Stated goal: Give only the number of lines that contain the word "code".

Data records

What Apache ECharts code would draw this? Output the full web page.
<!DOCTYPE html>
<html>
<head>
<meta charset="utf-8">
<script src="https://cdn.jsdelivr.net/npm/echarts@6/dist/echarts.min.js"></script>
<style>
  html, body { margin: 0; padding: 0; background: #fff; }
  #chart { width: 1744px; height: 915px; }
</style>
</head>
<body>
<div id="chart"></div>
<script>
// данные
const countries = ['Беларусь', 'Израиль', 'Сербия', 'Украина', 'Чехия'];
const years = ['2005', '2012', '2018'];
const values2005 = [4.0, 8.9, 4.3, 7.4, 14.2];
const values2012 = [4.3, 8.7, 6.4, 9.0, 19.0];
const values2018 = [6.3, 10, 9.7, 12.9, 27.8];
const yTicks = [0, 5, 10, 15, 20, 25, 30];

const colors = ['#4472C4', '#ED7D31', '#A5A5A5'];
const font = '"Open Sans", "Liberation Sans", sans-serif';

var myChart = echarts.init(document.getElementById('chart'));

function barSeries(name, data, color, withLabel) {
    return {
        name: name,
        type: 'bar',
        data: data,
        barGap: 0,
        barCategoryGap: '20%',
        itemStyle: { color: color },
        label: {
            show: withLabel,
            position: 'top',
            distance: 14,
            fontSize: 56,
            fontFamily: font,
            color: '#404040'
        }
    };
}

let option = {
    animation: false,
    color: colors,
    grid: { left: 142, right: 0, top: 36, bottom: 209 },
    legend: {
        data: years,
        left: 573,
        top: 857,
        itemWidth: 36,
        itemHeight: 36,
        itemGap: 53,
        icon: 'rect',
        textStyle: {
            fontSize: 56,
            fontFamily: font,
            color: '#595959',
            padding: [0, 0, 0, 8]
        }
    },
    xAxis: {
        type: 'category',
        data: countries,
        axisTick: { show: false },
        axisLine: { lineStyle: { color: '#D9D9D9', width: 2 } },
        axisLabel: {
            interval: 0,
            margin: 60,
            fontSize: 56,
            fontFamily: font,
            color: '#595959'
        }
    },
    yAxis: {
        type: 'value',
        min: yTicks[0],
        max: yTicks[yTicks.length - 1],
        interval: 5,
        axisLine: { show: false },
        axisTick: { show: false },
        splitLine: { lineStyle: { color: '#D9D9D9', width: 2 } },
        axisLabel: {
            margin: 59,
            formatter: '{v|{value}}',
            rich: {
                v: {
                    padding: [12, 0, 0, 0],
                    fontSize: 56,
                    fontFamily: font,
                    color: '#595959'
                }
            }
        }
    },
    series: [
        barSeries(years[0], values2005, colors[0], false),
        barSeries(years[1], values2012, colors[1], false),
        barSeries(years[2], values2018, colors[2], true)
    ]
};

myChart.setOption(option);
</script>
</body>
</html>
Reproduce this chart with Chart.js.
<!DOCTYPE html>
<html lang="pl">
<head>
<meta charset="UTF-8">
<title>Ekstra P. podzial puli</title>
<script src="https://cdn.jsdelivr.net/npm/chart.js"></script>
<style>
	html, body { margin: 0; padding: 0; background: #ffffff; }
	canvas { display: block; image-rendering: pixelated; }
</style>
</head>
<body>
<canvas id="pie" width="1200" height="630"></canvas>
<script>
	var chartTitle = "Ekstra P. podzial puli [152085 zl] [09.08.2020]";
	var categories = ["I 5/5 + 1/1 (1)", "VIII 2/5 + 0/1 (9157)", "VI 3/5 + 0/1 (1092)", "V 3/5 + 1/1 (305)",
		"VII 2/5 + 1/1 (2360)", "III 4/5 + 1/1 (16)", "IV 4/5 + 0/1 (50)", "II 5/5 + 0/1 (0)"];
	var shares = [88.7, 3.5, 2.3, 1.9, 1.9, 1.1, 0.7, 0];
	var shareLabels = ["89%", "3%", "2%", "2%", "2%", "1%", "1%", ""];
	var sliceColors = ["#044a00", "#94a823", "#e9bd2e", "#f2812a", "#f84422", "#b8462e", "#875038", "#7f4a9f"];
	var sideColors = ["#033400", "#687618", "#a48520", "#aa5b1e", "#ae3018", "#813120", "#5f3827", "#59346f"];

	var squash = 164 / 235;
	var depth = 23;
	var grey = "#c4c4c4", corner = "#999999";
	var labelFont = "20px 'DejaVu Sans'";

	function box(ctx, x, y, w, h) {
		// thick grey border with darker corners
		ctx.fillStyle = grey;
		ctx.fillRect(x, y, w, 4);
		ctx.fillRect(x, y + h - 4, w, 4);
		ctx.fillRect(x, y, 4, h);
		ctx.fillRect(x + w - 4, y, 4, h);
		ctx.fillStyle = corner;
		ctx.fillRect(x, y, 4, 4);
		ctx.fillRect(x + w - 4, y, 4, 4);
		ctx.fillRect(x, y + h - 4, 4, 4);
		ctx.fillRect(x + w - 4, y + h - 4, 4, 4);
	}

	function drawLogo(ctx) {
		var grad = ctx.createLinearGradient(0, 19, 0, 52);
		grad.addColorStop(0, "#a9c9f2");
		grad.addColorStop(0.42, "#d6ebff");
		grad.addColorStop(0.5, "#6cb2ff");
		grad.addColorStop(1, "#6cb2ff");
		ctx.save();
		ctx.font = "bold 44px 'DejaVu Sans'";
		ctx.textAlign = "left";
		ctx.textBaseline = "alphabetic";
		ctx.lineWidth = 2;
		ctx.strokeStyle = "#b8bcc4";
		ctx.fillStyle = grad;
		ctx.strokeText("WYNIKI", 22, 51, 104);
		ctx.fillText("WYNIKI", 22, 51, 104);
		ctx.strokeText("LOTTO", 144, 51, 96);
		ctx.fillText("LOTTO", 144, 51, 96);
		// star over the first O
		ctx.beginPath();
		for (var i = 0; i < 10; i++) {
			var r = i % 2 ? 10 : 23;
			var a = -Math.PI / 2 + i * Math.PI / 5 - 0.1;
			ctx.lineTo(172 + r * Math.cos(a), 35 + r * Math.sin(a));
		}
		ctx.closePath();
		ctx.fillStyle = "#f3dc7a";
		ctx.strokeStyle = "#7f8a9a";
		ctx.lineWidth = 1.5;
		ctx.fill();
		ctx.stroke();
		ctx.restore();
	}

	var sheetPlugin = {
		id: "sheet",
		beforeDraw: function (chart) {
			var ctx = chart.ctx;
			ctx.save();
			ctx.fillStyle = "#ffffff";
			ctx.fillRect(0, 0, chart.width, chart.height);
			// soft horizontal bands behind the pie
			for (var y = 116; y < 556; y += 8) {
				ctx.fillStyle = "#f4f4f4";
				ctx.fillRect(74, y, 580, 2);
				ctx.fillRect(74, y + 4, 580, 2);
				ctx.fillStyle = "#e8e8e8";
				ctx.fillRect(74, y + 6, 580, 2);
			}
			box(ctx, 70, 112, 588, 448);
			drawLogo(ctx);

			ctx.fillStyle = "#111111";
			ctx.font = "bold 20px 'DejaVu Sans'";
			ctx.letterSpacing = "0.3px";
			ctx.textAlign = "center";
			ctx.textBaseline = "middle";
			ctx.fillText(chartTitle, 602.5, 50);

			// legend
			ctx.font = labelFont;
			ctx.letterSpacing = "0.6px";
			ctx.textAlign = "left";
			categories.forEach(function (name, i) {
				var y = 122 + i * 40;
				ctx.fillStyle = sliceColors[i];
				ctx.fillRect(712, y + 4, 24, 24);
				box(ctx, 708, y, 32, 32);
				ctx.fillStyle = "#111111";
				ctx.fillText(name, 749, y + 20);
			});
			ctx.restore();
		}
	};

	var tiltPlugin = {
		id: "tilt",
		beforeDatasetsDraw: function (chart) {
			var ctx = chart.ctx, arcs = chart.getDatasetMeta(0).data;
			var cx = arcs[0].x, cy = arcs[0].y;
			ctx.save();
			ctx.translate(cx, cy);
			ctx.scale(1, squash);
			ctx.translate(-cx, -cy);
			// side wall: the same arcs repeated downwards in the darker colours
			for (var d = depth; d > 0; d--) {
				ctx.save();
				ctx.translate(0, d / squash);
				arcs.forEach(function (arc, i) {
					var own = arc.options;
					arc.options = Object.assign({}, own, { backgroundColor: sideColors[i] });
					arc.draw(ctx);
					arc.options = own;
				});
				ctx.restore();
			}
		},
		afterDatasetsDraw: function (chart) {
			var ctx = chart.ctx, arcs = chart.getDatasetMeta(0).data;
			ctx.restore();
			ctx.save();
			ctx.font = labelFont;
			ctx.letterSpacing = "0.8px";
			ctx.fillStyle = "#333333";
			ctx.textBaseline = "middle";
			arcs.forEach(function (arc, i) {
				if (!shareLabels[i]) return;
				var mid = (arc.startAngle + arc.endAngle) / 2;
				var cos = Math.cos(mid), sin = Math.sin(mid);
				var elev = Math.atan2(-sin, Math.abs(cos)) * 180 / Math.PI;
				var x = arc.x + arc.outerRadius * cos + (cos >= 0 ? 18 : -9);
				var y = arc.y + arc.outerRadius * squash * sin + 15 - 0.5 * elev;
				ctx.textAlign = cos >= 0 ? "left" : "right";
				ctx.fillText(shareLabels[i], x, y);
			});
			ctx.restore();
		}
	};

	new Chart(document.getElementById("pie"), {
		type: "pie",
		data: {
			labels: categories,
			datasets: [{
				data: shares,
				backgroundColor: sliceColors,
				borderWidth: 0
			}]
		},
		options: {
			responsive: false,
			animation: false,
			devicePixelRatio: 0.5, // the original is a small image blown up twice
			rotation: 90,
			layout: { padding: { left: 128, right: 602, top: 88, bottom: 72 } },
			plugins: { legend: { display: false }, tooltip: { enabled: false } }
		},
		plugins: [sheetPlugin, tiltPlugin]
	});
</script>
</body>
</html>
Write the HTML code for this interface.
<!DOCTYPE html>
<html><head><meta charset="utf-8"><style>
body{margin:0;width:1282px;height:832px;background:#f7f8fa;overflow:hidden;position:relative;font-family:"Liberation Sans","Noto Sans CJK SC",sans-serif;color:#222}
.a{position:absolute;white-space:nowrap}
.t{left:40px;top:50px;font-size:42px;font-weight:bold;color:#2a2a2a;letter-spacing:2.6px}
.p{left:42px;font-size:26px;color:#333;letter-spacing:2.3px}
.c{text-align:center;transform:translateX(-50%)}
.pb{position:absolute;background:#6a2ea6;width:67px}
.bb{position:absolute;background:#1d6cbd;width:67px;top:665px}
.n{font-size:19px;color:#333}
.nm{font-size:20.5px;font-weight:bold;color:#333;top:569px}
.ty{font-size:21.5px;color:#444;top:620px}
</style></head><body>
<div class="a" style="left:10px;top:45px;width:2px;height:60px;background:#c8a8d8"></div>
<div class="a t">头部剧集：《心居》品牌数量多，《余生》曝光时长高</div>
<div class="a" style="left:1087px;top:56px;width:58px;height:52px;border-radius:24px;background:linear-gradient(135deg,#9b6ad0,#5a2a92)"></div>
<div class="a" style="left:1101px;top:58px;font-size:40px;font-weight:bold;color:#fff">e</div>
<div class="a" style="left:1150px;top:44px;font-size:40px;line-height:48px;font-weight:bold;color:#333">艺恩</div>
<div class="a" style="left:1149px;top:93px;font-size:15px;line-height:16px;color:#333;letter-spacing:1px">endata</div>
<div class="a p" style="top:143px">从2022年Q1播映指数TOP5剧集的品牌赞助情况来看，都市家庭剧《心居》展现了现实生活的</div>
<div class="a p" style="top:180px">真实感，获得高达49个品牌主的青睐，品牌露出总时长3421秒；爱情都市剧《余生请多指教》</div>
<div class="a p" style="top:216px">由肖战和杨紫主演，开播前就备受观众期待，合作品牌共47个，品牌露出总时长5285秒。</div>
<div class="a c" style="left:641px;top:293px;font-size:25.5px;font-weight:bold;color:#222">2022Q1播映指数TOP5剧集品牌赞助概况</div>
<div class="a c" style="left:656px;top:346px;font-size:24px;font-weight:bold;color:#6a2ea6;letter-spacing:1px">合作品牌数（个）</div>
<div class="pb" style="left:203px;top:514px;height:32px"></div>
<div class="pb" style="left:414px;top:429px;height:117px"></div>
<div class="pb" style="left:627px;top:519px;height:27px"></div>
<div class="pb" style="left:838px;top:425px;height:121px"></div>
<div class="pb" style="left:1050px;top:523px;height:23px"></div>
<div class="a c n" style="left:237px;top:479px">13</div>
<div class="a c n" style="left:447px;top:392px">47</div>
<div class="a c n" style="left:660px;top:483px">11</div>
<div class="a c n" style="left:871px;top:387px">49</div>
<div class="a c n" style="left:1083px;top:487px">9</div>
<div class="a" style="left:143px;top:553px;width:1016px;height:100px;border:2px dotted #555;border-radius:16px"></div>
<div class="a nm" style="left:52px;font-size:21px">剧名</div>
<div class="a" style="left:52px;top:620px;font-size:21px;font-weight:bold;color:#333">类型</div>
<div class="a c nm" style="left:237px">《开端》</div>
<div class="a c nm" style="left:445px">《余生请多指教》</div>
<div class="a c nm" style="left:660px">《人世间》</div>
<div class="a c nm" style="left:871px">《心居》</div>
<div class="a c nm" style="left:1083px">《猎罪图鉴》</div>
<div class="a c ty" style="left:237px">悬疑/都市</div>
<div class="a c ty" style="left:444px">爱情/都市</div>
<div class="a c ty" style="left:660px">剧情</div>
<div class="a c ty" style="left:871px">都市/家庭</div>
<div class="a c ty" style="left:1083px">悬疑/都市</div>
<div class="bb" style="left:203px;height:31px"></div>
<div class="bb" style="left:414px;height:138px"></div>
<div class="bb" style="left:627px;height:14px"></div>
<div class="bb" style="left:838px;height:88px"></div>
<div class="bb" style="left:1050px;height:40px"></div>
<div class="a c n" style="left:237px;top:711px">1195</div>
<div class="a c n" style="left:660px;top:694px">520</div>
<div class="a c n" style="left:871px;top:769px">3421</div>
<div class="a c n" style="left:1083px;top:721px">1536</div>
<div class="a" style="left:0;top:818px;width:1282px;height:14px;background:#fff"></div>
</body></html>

Problem solution: 2